Aku Saksi Mereka di Dunia

Sabrina Zahra
2 min readAug 26, 2024

Tahun 2000-an. Saat itu, dunia masih nyata. Terasa begitu luas, belum populer oleh maya. Manusia terbiasa melihat secara gamblang, bukan hanya sekadar mata. Hari-hari juga tidak sekasar hari ini. Realitas yang dihadapi masih murni, mengalir baik tanpa ikut campur tatanan manusia yang semakin unik.

Seberapa cepat dunia menua, sebegitu cepat juga memori terukir.

Itulah, lembaran foto yang mulanya hanya sesobek kertas ingatan malah jadi begitu bermakna. Mengundang rindu dengan dunia milik sendiri sebelum kerikil terasa begitu menusuk. Rindu saat perasaan belum terkikis seiring jalan yang beriring pahit. Rindu dengan senyuman diri sendiri yang sangat mudah untuk ditemui.

Saat itu, tujuan dianggap tidak pernah berujung. Saat itu — bahkan sampai hari ini — manusia terpana dengan dalih “selamanya”. Tak ayal banyak orang yang percaya, sebab dunia yang makin indah dibuat manusianya.

Tetapi banyak juga yang mengerti, bahwa hanya Tuhan yang tahu arti mutlak dari “selamanya”. Maka mereka jadikan Tuhan sebagai tujuan.

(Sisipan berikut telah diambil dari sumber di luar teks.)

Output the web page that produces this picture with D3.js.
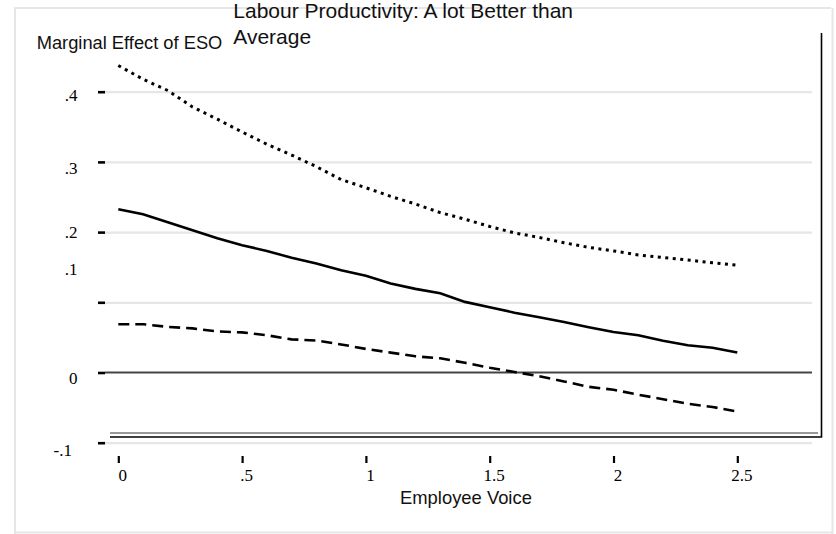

Mereka yang berjalan di atas yang benar, gangguan dan rintangannya juga benar berlimpah. Godaan, masalah, selisih antar muka dan egoisme yang memang sifat dasar manusia — mereka sudah melewati itu. Atau bahkan masih berusaha.

Kalian tahu. Cobaan-cobaan itu tidak pernah mudah.

Aku, yang baru 20 tahun di dunia dan hanya sekadar menyaksikan lewat mata, pun hati ikut teriris juga. Aku, yang hanya bisa mendengar tanpa ikut bergulat dalam argumen pun, bak ditohok jeruji tajam walau jumlahnya kecil. Bagaimana mereka… sendiri?

Dan aku, yang mampu berdiri hari ini di dunia yang sama dengan mereka, dengan tenteram dan damai … padahal hari-hari mereka tidak semudah yang aku terima.

Tentu bukan hal kecil. Bukan hal sepele. Padahal mereka juga manusia biasa.

Aku makin yakin Allah memberikan mereka kasih sayang dan kekuatan lebih.

Suatu saat nanti… semua akan pulang. Aku, mereka, kalian pasti akan kembali. Maka aku janji akan mengadu pada Tuhan: aku ini saksi mereka saat di dunia. Tuhan, semua yang aku dapatkan, yang aku terima dari dua manusia biasa yang Kau kasihi ini sangat bermakna. Semua; tentang kehidupan dunia dan persiapan akhirat. Mereka menuntunku dengan keringat dan lubuk hati. Tanpa lelah, tanpa meminta pengakuan.

Terima kasih Tuhan, Engkau telah menitipkan aku pada mereka. Mereka adalah anugerah terbesarMu untukku. Rencana mereka untukku juga titipan dari-Mu, maka pasti yang terbaik untukku.

Tuhan, ridailah hamba untuk kembali dengan tulus selalu mengasihi mereka. Aku mungkin tidak akan bisa melunasi jasa mereka yang tak terhingga, tapi izinkanlah aku untuk terus berusaha.

Ya Allah, sayangilah mereka sebagaimana mereka menyayangiku sewaktu kecil, amin.